Access Amazon S3
Log in to the AWS Management Console and select Table Buckets from the left navigation pane.
Enable Service Integration
Before creating the bucket, click Enable Integration to activate the integration of S3 Tables with AWS’s data analytics services.
Once the integration is complete, the interface will display the status as Integration enabled.
Create a Table Bucket
Click Create Table Bucket, enter a Table Bucket Name in the configuration interface, then click Create Table to complete the creation.
Verify the Created Bucket
Check the list of Table Buckets to confirm that your bucket was successfully created.
To work with the Table Bucket you created, you can use Apache Spark as outlined in Section 3. SSH into your EC2 Instance and launch Spark-Shell with the necessary packages.
Access Spark-Shell
Use the following command, replacing <aws:s3tables:us-east-1:0123456789012:bucket/jbarr-table-bucket-3>
with the ARN of your created Table Bucket:
spark-shell \
--packages org.apache.iceberg:iceberg-spark-runtime-3.5_2.12:1.6.1,software.amazon.s3tables:s3-tables-catalog-for-iceberg-runtime:0.1.3,software.amazon.awssdk:s3:2.20.42,software.amazon.awssdk:sts:2.20.42,software.amazon.awssdk:kms:2.20.42,software.amazon.awssdk:glue:2.20.42,software.amazon.awssdk:dynamodb:2.20.42 \
--conf spark.sql.catalog.s3tablesbucket=org.apache.iceberg.spark.SparkCatalog \
--conf spark.sql.catalog.s3tablesbucket.catalog-impl=software.amazon.s3tables.iceberg.S3TablesCatalog \
--conf spark.sql.catalog.s3tablesbucket.warehouse=<aws:s3tables:us-east-1:0123456789012:bucket/jbarr-table-bucket-3> \
--conf spark.sql.extensions=org.apache.iceberg.spark.extensions.IcebergSparkSessionExtensions
Create a Namespace
Use the following command to create a namespace (e.g., mydata
):
spark.sql("""CREATE NAMESPACE IF NOT EXISTS s3tablesbucket.mydata""")

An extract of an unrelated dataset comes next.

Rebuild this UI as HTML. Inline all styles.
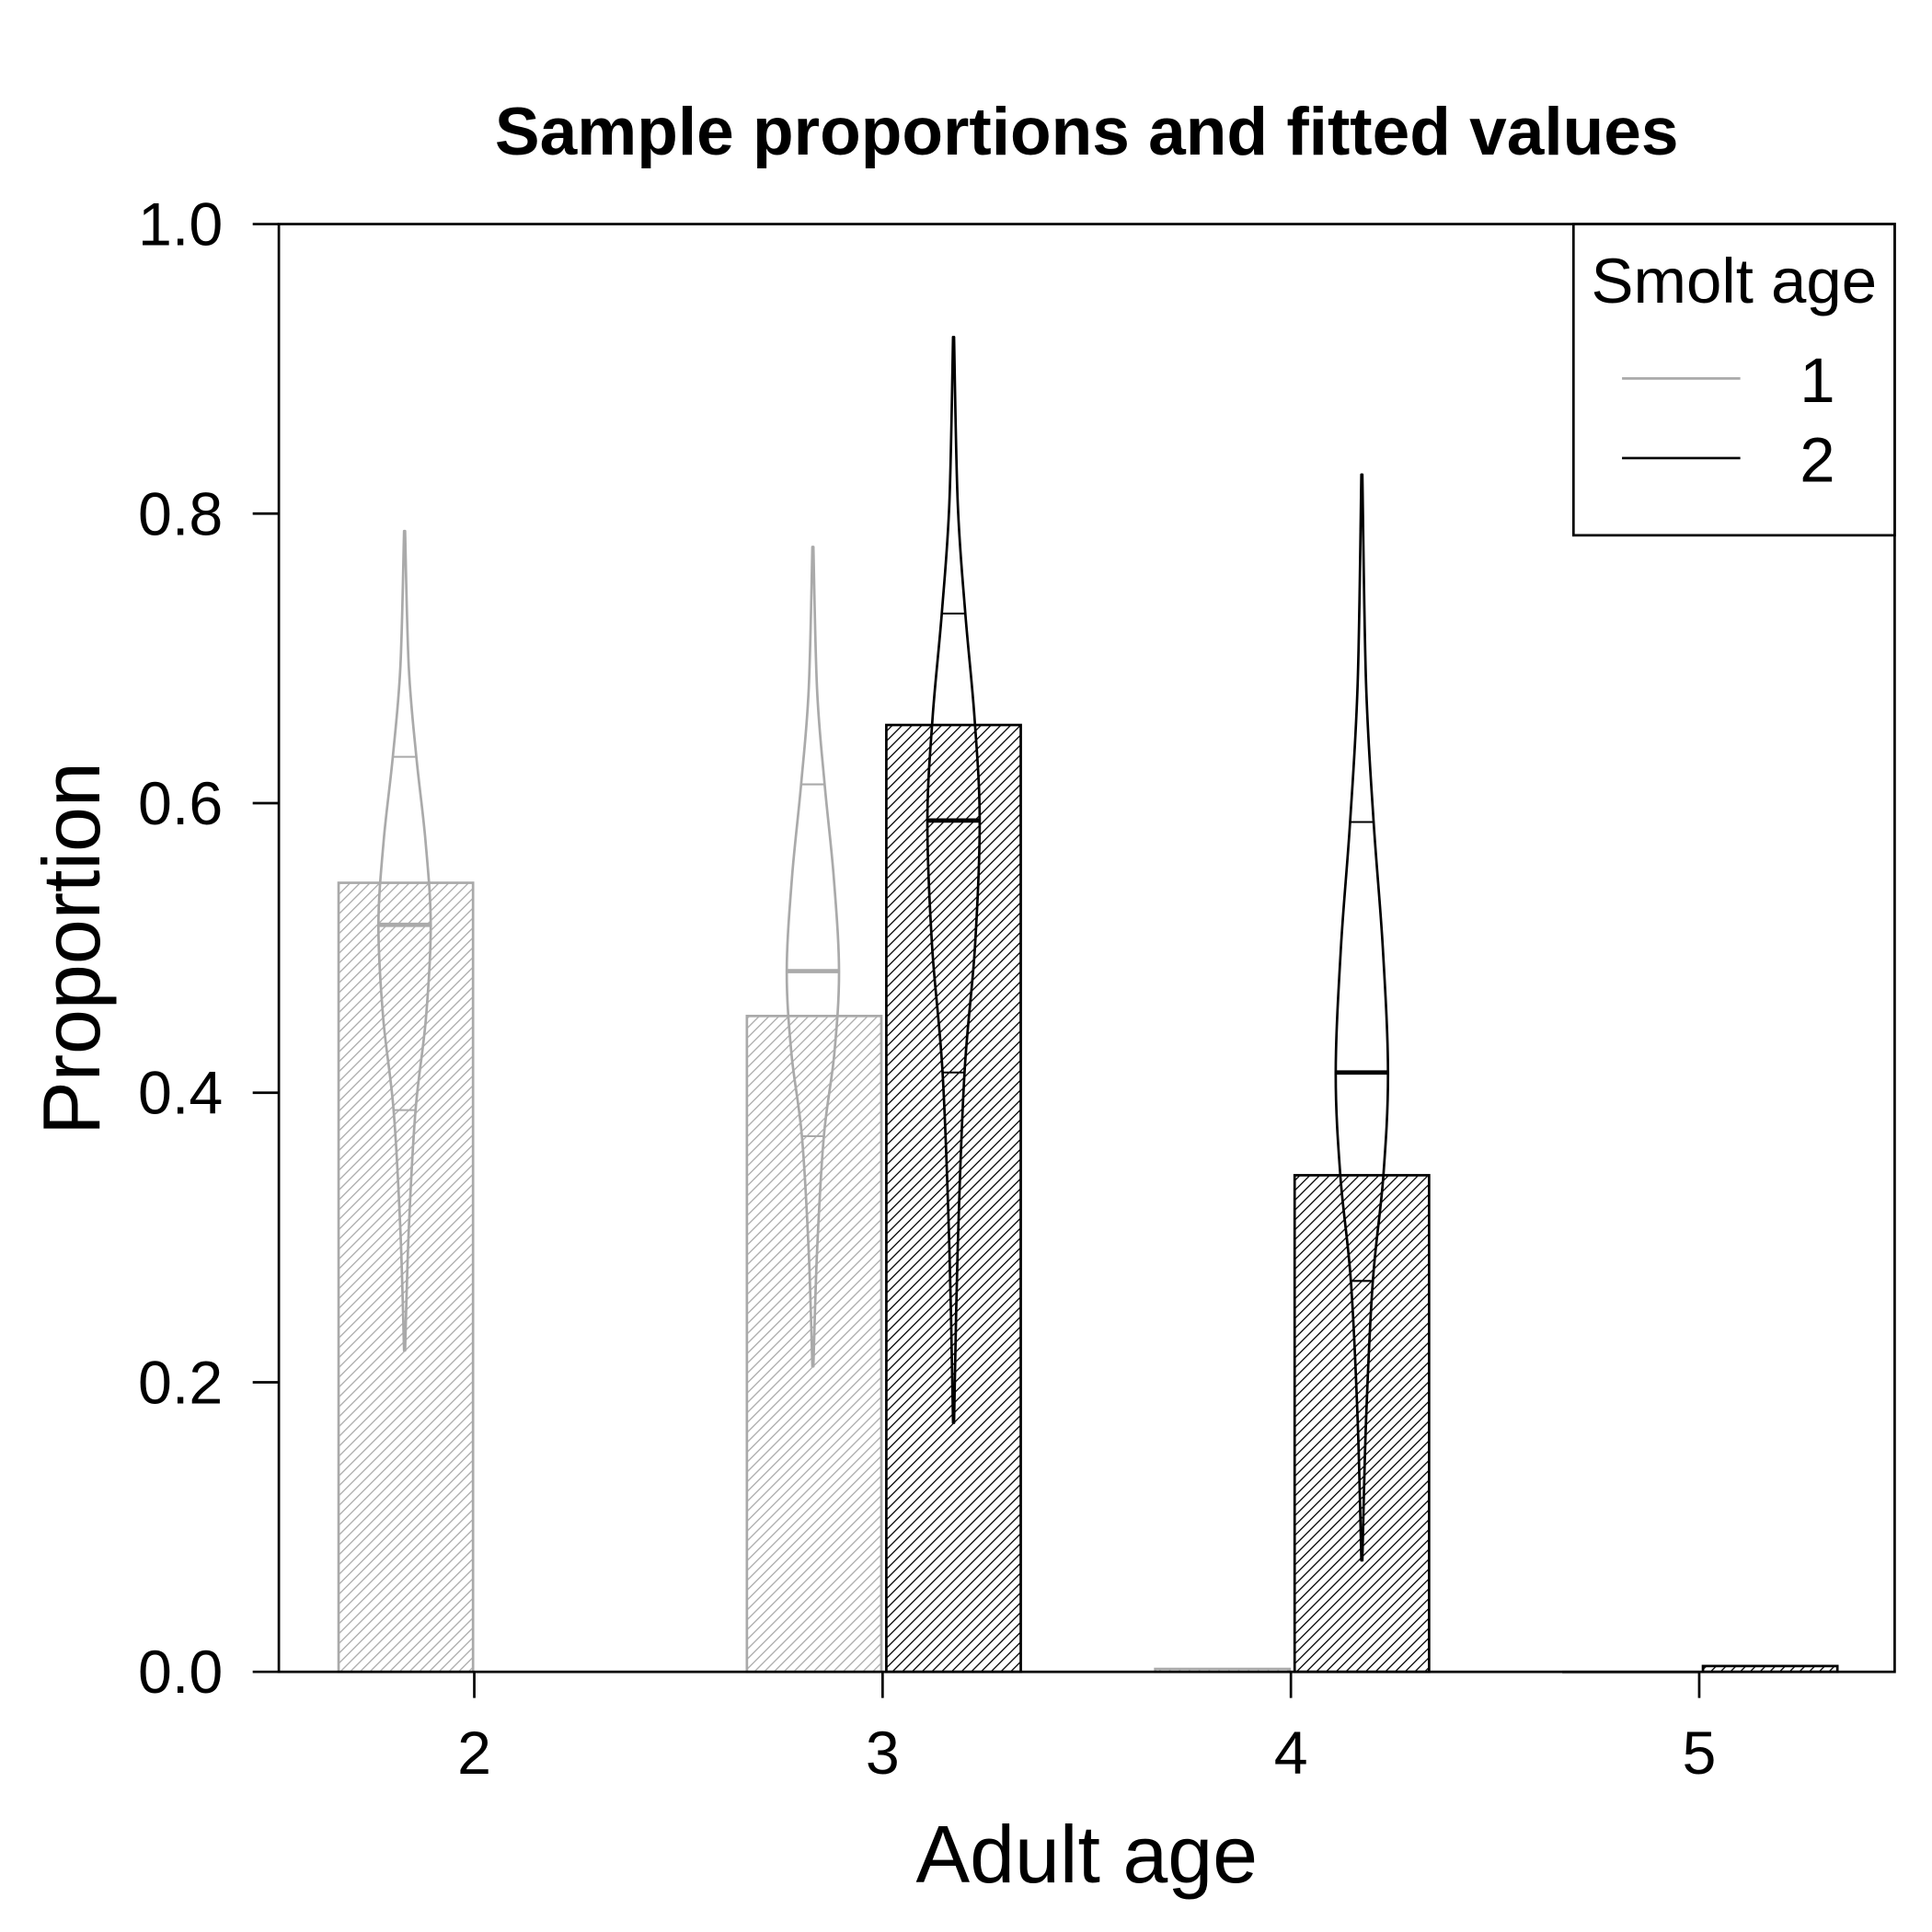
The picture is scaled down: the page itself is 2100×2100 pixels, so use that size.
<!DOCTYPE html>
<html><head><meta charset="utf-8"><style>
html,body{margin:0;padding:0;background:#fff}
svg{display:block}
text{font-family:"Liberation Sans",Arial,sans-serif}
</style></head><body>
<svg id="chart" width="2100" height="2100" viewBox="0 0 1552 1552" xmlns="http://www.w3.org/2000/svg">
<defs>
<pattern id="hatchGray" patternUnits="userSpaceOnUse" width="5.6" height="5.6" patternTransform="rotate(45)">
<line x1="0" y1="0" x2="0" y2="5.6" stroke="#aaaaaa" stroke-width="1.9"/></pattern>
<pattern id="hatchBlack" patternUnits="userSpaceOnUse" width="5.6" height="5.6" patternTransform="rotate(45)">
<line x1="0" y1="0" x2="0" y2="5.6" stroke="#000" stroke-width="1.9"/></pattern>
</defs>
<rect x="0" y="0" width="1552" height="1552" fill="#fff"/>
<text x="873" y="124" font-size="54" font-weight="bold" text-anchor="middle">Sample proportions and fitted values</text>
<g id="marks"></g>
<rect x="224" y="180" width="1298" height="1163" fill="none" stroke="#000" stroke-width="2"/>
<g id="axes"></g>
<text x="873" y="1512" font-size="65" text-anchor="middle">Adult age</text>
<text x="0" y="0" font-size="65" text-anchor="middle" transform="translate(80,762) rotate(-90)">Proportion</text>
<g>
<rect x="1264" y="180" width="258" height="250" fill="#fff" stroke="#000" stroke-width="2"/>
<text x="1393" y="243" font-size="51" text-anchor="middle">Smolt age</text>
<line x1="1303" y1="304" x2="1398" y2="304" stroke="#aaaaaa" stroke-width="2"/>
<text x="1460" y="323" font-size="51" text-anchor="middle">1</text>
<line x1="1303" y1="368" x2="1398" y2="368" stroke="#000" stroke-width="2"/>
<text x="1460" y="387" font-size="51" text-anchor="middle">2</text>
</g>
</svg>
<script>
const categories = [2, 3, 4, 5];
const smolt1Props = [0.545, 0.453, 0.002, 0];
const smolt2Props = [0, 0.654, 0.343, 0.004];
const yTicks = [0, 0.2, 0.4, 0.6, 0.8, 1.0];
const yTickLabels = ["0.0", "0.2", "0.4", "0.6", "0.8", "1.0"];
const violinCats = [2, 3, 3, 4];
const violinGroups = [1, 1, 2, 2];
const violinMin = [0.222, 0.211, 0.172, 0.077];
const violinLow = [0.388, 0.370, 0.414, 0.270];
const violinMed = [0.516, 0.484, 0.588, 0.414];
const violinHigh = [0.632, 0.613, 0.731, 0.587];
const violinMax = [0.788, 0.777, 0.922, 0.827];

const NS = "http://www.w3.org/2000/svg";
const y = v => 1343 - v * 1163;
const x = c => 381 + (c - 2) * 328;
const marks = document.getElementById('marks');
const axes = document.getElementById('axes');
function mk(tag, attrs, parent) {
  const e = document.createElementNS(NS, tag);
  for (const k in attrs) e.setAttribute(k, attrs[k]);
  parent.appendChild(e);
  return e;
}
categories.forEach((c, i) => {
  const b1 = mk('rect', {x: x(c) - 109, y: y(smolt1Props[i]), width: 108, height: Math.max(0.5, smolt1Props[i] * 1163), fill: 'url(#hatchGray)', stroke: '#aaaaaa', 'stroke-width': 2}, marks);
  
  
  if (smolt2Props[i] > 0) {
    const b2 = mk('rect', {x: x(c) + 3, y: y(smolt2Props[i]), width: 108, height: smolt2Props[i] * 1163, fill: 'url(#hatchBlack)', stroke: '#000', 'stroke-width': 2}, marks);
    
    
  }
});
function smooth(pts) {
  let d = 'M' + pts[0][0] + ' ' + pts[0][1];
  for (let i = 0; i < pts.length - 1; i++) {
    const p0 = pts[Math.max(0, i - 1)], p1 = pts[i], p2 = pts[i + 1], p3 = pts[Math.min(pts.length - 1, i + 2)];
    const c1x = p1[0] + (p2[0] - p0[0]) / 6, c1y = p1[1] + (p2[1] - p0[1]) / 6;
    const c2x = p2[0] - (p3[0] - p1[0]) / 6, c2y = p2[1] - (p3[1] - p1[1]) / 6;
    d += ' C' + c1x + ' ' + c1y + ' ' + c2x + ' ' + c2y + ' ' + p2[0] + ' ' + p2[1];
  }
  return d;
}
violinCats.forEach((c, i) => {
  const g = violinGroups[i];
  const cx = g === 1 ? x(c) - 56 : x(c) + 57;
  const col = g === 1 ? '#aaaaaa' : '#000';
  const W = 21;
  const mn = violinMin[i], lo = violinLow[i], md = violinMed[i], hi = violinHigh[i], mx = violinMax[i];
  const prof = [[mn, 0.4], [mn + (lo - mn) * 0.5, 0.16 * W], [lo, 0.42 * W], [(lo + md) / 2, 0.82 * W], [md, W], [(md + hi) / 2, 0.8 * W], [hi, 0.45 * W], [hi + (mx - hi) * 0.4, 0.16 * W], [mx, 0.4]];
  const left = prof.map(p => [cx - p[1], y(p[0])]);
  const right = prof.slice().reverse().map(p => [cx + p[1], y(p[0])]);
  const d = smooth(left) + ' L' + right[0][0] + ' ' + right[0][1] + ' ' + smooth(right).replace(/^M[^C]*/, '') + ' Z';
  const v = mk('path', {d: d, fill: 'none', stroke: col, 'stroke-width': 2, 'stroke-linejoin': 'round'}, marks);
  
  
  const wAt = val => {
    for (let k = 0; k < prof.length - 1; k++) {
      if (val >= prof[k][0] && val <= prof[k + 1][0]) {
        const t = (val - prof[k][0]) / (prof[k + 1][0] - prof[k][0]);
        return prof[k][1] + t * (prof[k + 1][1] - prof[k][1]);
      }
    }
    return 0;
  };
  [[lo, 1.5, 'q-low'], [md, 3.5, 'median'], [hi, 1.5, 'q-high']].forEach(q => {
    const w = wAt(q[0]);
    const l = mk('line', {x1: cx - w, x2: cx + w, y1: y(q[0]), y2: y(q[0]), stroke: col, 'stroke-width': q[1]}, marks);
    
    
  });
});
yTicks.forEach((t, i) => {
  const tl = mk('line', {x1: 203, x2: 224, y1: y(t), y2: y(t), stroke: '#000', 'stroke-width': 2}, axes);
  
  
  const tx = mk('text', {x: 179, y: y(t) + 17, 'font-size': 49, 'text-anchor': 'end'}, axes);
  tx.textContent = yTickLabels[i];
  
  
});
categories.forEach(c => {
  const tl = mk('line', {x1: x(c), x2: x(c), y1: 1343, y2: 1364, stroke: '#000', 'stroke-width': 2}, axes);
  
  
  const tx = mk('text', {x: x(c), y: 1425, 'font-size': 49, 'text-anchor': 'middle'}, axes);
  tx.textContent = String(c);
  
  
});
</script>
</body></html>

spark.sql("SHOW NAMESPACES IN s3tablesbucket").show()
Create a Table
Create a table in the namespace you just created:
spark.sql("""CREATE TABLE IF NOT EXISTS s3tablesbucket.mydata.table1
(id INT,
name STRING,
value INT)
USING iceberg
""")
Insert Sample Data
Insert sample data into the table:
spark.sql("""INSERT INTO s3tablesbucket.mydata.table1
VALUES
(1, 'Alice', 100),
(2, 'Bob', 200),
(3, 'Charlie', 300)
""")
Query the Data
Query the data from the table to verify the insertion:
spark.sql("SELECT * FROM s3tablesbucket.mydata.table1").show()
By using AWS Management Console and Apache Spark, you can easily create and manage Table Buckets on Amazon S3. This enables efficient storage, processing, and analysis of large datasets.